**EXERCISE REQUIREMENTS**
Quote all of the data exactly as given. Skip every picture it contains.

**DATA EXCERPT**
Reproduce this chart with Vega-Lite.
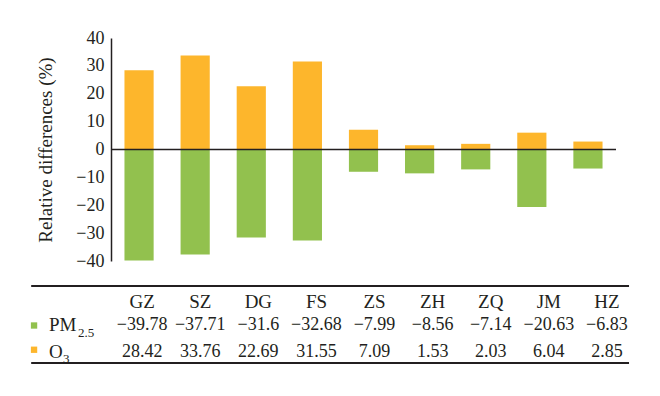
{
  "$schema": "https://vega.github.io/schema/vega-lite/v6.json",
  "background": "white",
  "padding": {"left": 30, "top": 29, "right": 5, "bottom": 5},
  "spacing": 15,
  "config": {
    "view": {"stroke": null},
    "font": "Liberation Serif",
    "text": {"font": "Liberation Serif"},
    "axis": {"labelFont": "Liberation Serif", "titleFont": "Liberation Serif", "labelOverlap": false}
  },
  "datasets": {
    "rows": [
      {"city": "GZ", "series": "PM2.5", "value": -39.78},
      {"city": "SZ", "series": "PM2.5", "value": -37.71},
      {"city": "DG", "series": "PM2.5", "value": -31.6},
      {"city": "FS", "series": "PM2.5", "value": -32.68},
      {"city": "ZS", "series": "PM2.5", "value": -7.99},
      {"city": "ZH", "series": "PM2.5", "value": -8.56},
      {"city": "ZQ", "series": "PM2.5", "value": -7.14},
      {"city": "JM", "series": "PM2.5", "value": -20.63},
      {"city": "HZ", "series": "PM2.5", "value": -6.83},
      {"city": "GZ", "series": "O3", "value": 28.42},
      {"city": "SZ", "series": "O3", "value": 33.76},
      {"city": "DG", "series": "O3", "value": 22.69},
      {"city": "FS", "series": "O3", "value": 31.55},
      {"city": "ZS", "series": "O3", "value": 7.09},
      {"city": "ZH", "series": "O3", "value": 1.53},
      {"city": "ZQ", "series": "O3", "value": 2.03},
      {"city": "JM", "series": "O3", "value": 6.04},
      {"city": "HZ", "series": "O3", "value": 2.85}
    ],
    "labels": [
      {"series": "PM2.5", "main": "PM", "sub": "2.5"},
      {"series": "O3", "main": "O", "sub": "3"}
    ],
    "lines": [{"r": "top"}, {"r": "bot"}]
  },
  "vconcat": [
    {
      "width": 505,
      "height": 223,
      "data": {"name": "rows"},
      "layer": [
        {
          "mark": {"type": "bar"},
          "encoding": {
            "x": {
              "field": "city", "type": "nominal",
              "sort": ["GZ", "SZ", "DG", "FS", "ZS", "ZH", "ZQ", "JM", "HZ"],
              "scale": {"paddingInner": 0.48, "paddingOuter": 0.24},
              "axis": null
            },
            "y": {
              "field": "value", "type": "quantitative", "stack": null,
              "scale": {"domain": [-40, 40], "nice": false},
              "axis": {
                "values": [-40, -30, -20, -10, 0, 10, 20, 30, 40],
                "labelOverlap": false,
                "ticks": false, "grid": false,
                "domainColor": "#231F20", "domainWidth": 1.5,
                "labelFontSize": 18, "labelColor": "#231F20", "labelPadding": 7,
                "title": "Relative differences (%)",
                "titleFontSize": 19, "titleFontWeight": "normal", "titleColor": "#231F20",
                "titlePadding": 20
              }
            },
            "color": {
              "field": "series", "type": "nominal",
              "scale": {"domain": ["PM2.5", "O3"], "range": ["#92C14E", "#FDB62C"]},
              "legend": null
            }
          }
        },
        {
          "data": {"values": [{"z": 0}]},
          "mark": {"type": "rule", "color": "#231F20", "strokeWidth": 1.5},
          "encoding": {
            "y": {
              "field": "z", "type": "quantitative",
              "axis": {
                "values": [-40, -30, -20, -10, 0, 10, 20, 30, 40],
                "labelOverlap": false,
                "ticks": false, "grid": false,
                "domainColor": "#231F20", "domainWidth": 1.5,
                "labelFontSize": 18, "labelColor": "#231F20", "labelPadding": 7,
                "title": "Relative differences (%)",
                "titleFontSize": 19, "titleFontWeight": "normal", "titleColor": "#231F20",
                "titlePadding": 20
              }
            }
          }
        }
      ]
    },
    {
      "width": 518,
      "height": 77,
      "encoding": {
        "x": {
          "type": "nominal",
          "scale": {
            "type": "band",
            "domain": ["LBL", "GZ", "SZ", "DG", "FS", "ZS", "ZH", "ZQ", "JM", "HZ"],
            "range": [-56, 525], "paddingInner": 0, "paddingOuter": 0
          },
          "axis": null
        },
        "y": {
          "type": "nominal",
          "scale": {"type": "point", "domain": ["top", "hdr", "PM2.5", "O3", "bot"], "padding": 0},
          "axis": null
        }
      },
      "layer": [
        {
          "data": {"name": "lines"},
          "mark": {"type": "rule", "color": "#231F20", "strokeWidth": 2},
          "encoding": {
            "x": {"datum": "LBL", "bandPosition": -0.41},
            "x2": {"datum": "HZ", "bandPosition": 0.88},
            "y": {"field": "r"}
          }
        },
        {
          "data": {"name": "rows"},
          "transform": [{"filter": "datum.series == 'O3'"}],
          "mark": {"type": "text", "fontSize": 19, "color": "#231F20", "baseline": "middle", "yOffset": -3.5},
          "encoding": {
            "x": {"field": "city"},
            "y": {"datum": "hdr"},
            "text": {"field": "city"}
          }
        },
        {
          "data": {"name": "rows"},
          "transform": [{"filter": "datum.series == 'PM2.5'"}],
          "mark": {"type": "text", "fontSize": 18, "color": "#231F20", "baseline": "middle", "yOffset": 0},
          "encoding": {
            "x": {"field": "city"},
            "y": {"field": "series"},
            "text": {"field": "value", "type": "quantitative", "format": ".2~f"}
          }
        },
        {
          "data": {"name": "rows"},
          "transform": [{"filter": "datum.series == 'O3'"}],
          "mark": {"type": "text", "fontSize": 18, "color": "#231F20", "baseline": "middle", "yOffset": 8.5},
          "encoding": {
            "x": {"field": "city"},
            "y": {"field": "series"},
            "text": {"field": "value", "type": "quantitative", "format": ".2~f"}
          }
        },
        {
          "data": {"name": "labels"},
          "transform": [{"filter": "datum.series == 'PM2.5'"}],
          "mark": {"type": "text", "fontSize": 19, "color": "#231F20", "baseline": "middle", "align": "left", "xOffset": -35, "yOffset": 0},
          "encoding": {
            "x": {"datum": "LBL"},
            "y": {"field": "series"},
            "text": {"field": "main"}
          }
        },
        {
          "data": {"name": "labels"},
          "transform": [{"filter": "datum.series == 'PM2.5'"}],
          "mark": {"type": "text", "fontSize": 13, "color": "#231F20", "baseline": "middle", "align": "left", "xOffset": -6, "yOffset": 8},
          "encoding": {
            "x": {"datum": "LBL"},
            "y": {"field": "series"},
            "text": {"field": "sub"}
          }
        },
        {
          "data": {"name": "labels"},
          "transform": [{"filter": "datum.series == 'O3'"}],
          "mark": {"type": "text", "fontSize": 19, "color": "#231F20", "baseline": "middle", "align": "left", "xOffset": -35, "yOffset": 8.5},
          "encoding": {
            "x": {"datum": "LBL"},
            "y": {"field": "series"},
            "text": {"field": "main"}
          }
        },
        {
          "data": {"name": "labels"},
          "transform": [{"filter": "datum.series == 'O3'"}],
          "mark": {"type": "text", "fontSize": 13, "color": "#231F20", "baseline": "middle", "align": "left", "xOffset": -21, "yOffset": 15},
          "encoding": {
            "x": {"datum": "LBL"},
            "y": {"field": "series"},
            "text": {"field": "sub"}
          }
        },
        {
          "data": {"name": "labels"},
          "transform": [{"filter": "datum.series == 'PM2.5'"}],
          "mark": {"type": "point", "shape": "square", "filled": true, "size": 40, "opacity": 1, "xOffset": -50, "yOffset": 1, "color": "#92C14E"},
          "encoding": {
            "x": {"datum": "LBL"},
            "y": {"field": "series"}
          }
        },
        {
          "data": {"name": "labels"},
          "transform": [{"filter": "datum.series == 'O3'"}],
          "mark": {"type": "point", "shape": "square", "filled": true, "size": 40, "opacity": 1, "xOffset": -50, "yOffset": 6, "color": "#FDB62C"},
          "encoding": {
            "x": {"datum": "LBL"},
            "y": {"field": "series"}
          }
        }
      ]
    }
  ]
}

**THE ANSWER**
Reproduce this chart with Vega-Lite.
{
  "$schema": "https://vega.github.io/schema/vega-lite/v6.json",
  "background": "white",
  "padding": {"left": 30, "top": 29, "right": 5, "bottom": 5},
  "spacing": 15,
  "config": {
    "view": {"stroke": null},
    "font": "Liberation Serif",
    "text": {"font": "Liberation Serif"},
    "axis": {"labelFont": "Liberation Serif", "titleFont": "Liberation Serif", "labelOverlap": false}
  },
  "datasets": {
    "rows": [
      {"city": "GZ", "series": "PM2.5", "value": -39.78},
      {"city": "SZ", "series": "PM2.5", "value": -37.71},
      {"city": "DG", "series": "PM2.5", "value": -31.6},
      {"city": "FS", "series": "PM2.5", "value": -32.68},
      {"city": "ZS", "series": "PM2.5", "value": -7.99},
      {"city": "ZH", "series": "PM2.5", "value": -8.56},
      {"city": "ZQ", "series": "PM2.5", "value": -7.14},
      {"city": "JM", "series": "PM2.5", "value": -20.63},
      {"city": "HZ", "series": "PM2.5", "value": -6.83},
      {"city": "GZ", "series": "O3", "value": 28.42},
      {"city": "SZ", "series": "O3", "value": 33.76},
      {"city": "DG", "series": "O3", "value": 22.69},
      {"city": "FS", "series": "O3", "value": 31.55},
      {"city": "ZS", "series": "O3", "value": 7.09},
      {"city": "ZH", "series": "O3", "value": 1.53},
      {"city": "ZQ", "series": "O3", "value": 2.03},
      {"city": "JM", "series": "O3", "value": 6.04},
      {"city": "HZ", "series": "O3", "value": 2.85}
    ],
    "labels": [
      {"series": "PM2.5", "main": "PM", "sub": "2.5"},
      {"series": "O3", "main": "O", "sub": "3"}
    ],
    "lines": [{"r": "top"}, {"r": "bot"}]
  },
  "vconcat": [
    {
      "width": 505,
      "height": 223,
      "data": {"name": "rows"},
      "layer": [
        {
          "mark": {"type": "bar"},
          "encoding": {
            "x": {
              "field": "city", "type": "nominal",
              "sort": ["GZ", "SZ", "DG", "FS", "ZS", "ZH", "ZQ", "JM", "HZ"],
              "scale": {"paddingInner": 0.48, "paddingOuter": 0.24},
              "axis": null
            },
            "y": {
              "field": "value", "type": "quantitative", "stack": null,
              "scale": {"domain": [-40, 40], "nice": false},
              "axis": {
                "values": [-40, -30, -20, -10, 0, 10, 20, 30, 40],
                "labelOverlap": false,
                "ticks": false, "grid": false,
                "domainColor": "#231F20", "domainWidth": 1.5,
                "labelFontSize": 18, "labelColor": "#231F20", "labelPadding": 7,
                "title": "Relative differences (%)",
                "titleFontSize": 19, "titleFontWeight": "normal", "titleColor": "#231F20",
                "titlePadding": 20
              }
            },
            "color": {
              "field": "series", "type": "nominal",
              "scale": {"domain": ["PM2.5", "O3"], "range": ["#92C14E", "#FDB62C"]},
              "legend": null
            }
          }
        },
        {
          "data": {"values": [{"z": 0}]},
          "mark": {"type": "rule", "color": "#231F20", "strokeWidth": 1.5},
          "encoding": {
            "y": {
              "field": "z", "type": "quantitative",
              "axis": {
                "values": [-40, -30, -20, -10, 0, 10, 20, 30, 40],
                "labelOverlap": false,
                "ticks": false, "grid": false,
                "domainColor": "#231F20", "domainWidth": 1.5,
                "labelFontSize": 18, "labelColor": "#231F20", "labelPadding": 7,
                "title": "Relative differences (%)",
                "titleFontSize": 19, "titleFontWeight": "normal", "titleColor": "#231F20",
                "titlePadding": 20
              }
            }
          }
        }
      ]
    },
    {
      "width": 518,
      "height": 77,
      "encoding": {
        "x": {
          "type": "nominal",
          "scale": {
            "type": "band",
            "domain": ["LBL", "GZ", "SZ", "DG", "FS", "ZS", "ZH", "ZQ", "JM", "HZ"],
            "range": [-56, 525], "paddingInner": 0, "paddingOuter": 0
          },
          "axis": null
        },
        "y": {
          "type": "nominal",
          "scale": {"type": "point", "domain": ["top", "hdr", "PM2.5", "O3", "bot"], "padding": 0},
          "axis": null
        }
      },
      "layer": [
        {
          "data": {"name": "lines"},
          "mark": {"type": "rule", "color": "#231F20", "strokeWidth": 2},
          "encoding": {
            "x": {"datum": "LBL", "bandPosition": -0.41},
            "x2": {"datum": "HZ", "bandPosition": 0.88},
            "y": {"field": "r"}
          }
        },
        {
          "data": {"name": "rows"},
          "transform": [{"filter": "datum.series == 'O3'"}],
          "mark": {"type": "text", "fontSize": 19, "color": "#231F20", "baseline": "middle", "yOffset": -3.5},
          "encoding": {
            "x": {"field": "city"},
            "y": {"datum": "hdr"},
            "text": {"field": "city"}
          }
        },
        {
          "data": {"name": "rows"},
          "transform": [{"filter": "datum.series == 'PM2.5'"}],
          "mark": {"type": "text", "fontSize": 18, "color": "#231F20", "baseline": "middle", "yOffset": 0},
          "encoding": {
            "x": {"field": "city"},
            "y": {"field": "series"},
            "text": {"field": "value", "type": "quantitative", "format": ".2~f"}
          }
        },
        {
          "data": {"name": "rows"},
          "transform": [{"filter": "datum.series == 'O3'"}],
          "mark": {"type": "text", "fontSize": 18, "color": "#231F20", "baseline": "middle", "yOffset": 8.5},
          "encoding": {
            "x": {"field": "city"},
            "y": {"field": "series"},
            "text": {"field": "value", "type": "quantitative", "format": ".2~f"}
          }
        },
        {
          "data": {"name": "labels"},
          "transform": [{"filter": "datum.series == 'PM2.5'"}],
          "mark": {"type": "text", "fontSize": 19, "color": "#231F20", "baseline": "middle", "align": "left", "xOffset": -35, "yOffset": 0},
          "encoding": {
            "x": {"datum": "LBL"},
            "y": {"field": "series"},
            "text": {"field": "main"}
          }
        },
        {
          "data": {"name": "labels"},
          "transform": [{"filter": "datum.series == 'PM2.5'"}],
          "mark": {"type": "text", "fontSize": 13, "color": "#231F20", "baseline": "middle", "align": "left", "xOffset": -6, "yOffset": 8},
          "encoding": {
            "x": {"datum": "LBL"},
            "y": {"field": "series"},
            "text": {"field": "sub"}
          }
        },
        {
          "data": {"name": "labels"},
          "transform": [{"filter": "datum.series == 'O3'"}],
          "mark": {"type": "text", "fontSize": 19, "color": "#231F20", "baseline": "middle", "align": "left", "xOffset": -35, "yOffset": 8.5},
          "encoding": {
            "x": {"datum": "LBL"},
            "y": {"field": "series"},
            "text": {"field": "main"}
          }
        },
        {
          "data": {"name": "labels"},
          "transform": [{"filter": "datum.series == 'O3'"}],
          "mark": {"type": "text", "fontSize": 13, "color": "#231F20", "baseline": "middle", "align": "left", "xOffset": -21, "yOffset": 15},
          "encoding": {
            "x": {"datum": "LBL"},
            "y": {"field": "series"},
            "text": {"field": "sub"}
          }
        },
        {
          "data": {"name": "labels"},
          "transform": [{"filter": "datum.series == 'PM2.5'"}],
          "mark": {"type": "point", "shape": "square", "filled": true, "size": 40, "opacity": 1, "xOffset": -50, "yOffset": 1, "color": "#92C14E"},
          "encoding": {
            "x": {"datum": "LBL"},
            "y": {"field": "series"}
          }
        },
        {
          "data": {"name": "labels"},
          "transform": [{"filter": "datum.series == 'O3'"}],
          "mark": {"type": "point", "shape": "square", "filled": true, "size": 40, "opacity": 1, "xOffset": -50, "yOffset": 6, "color": "#FDB62C"},
          "encoding": {
            "x": {"datum": "LBL"},
            "y": {"field": "series"}
          }
        }
      ]
    }
  ]
}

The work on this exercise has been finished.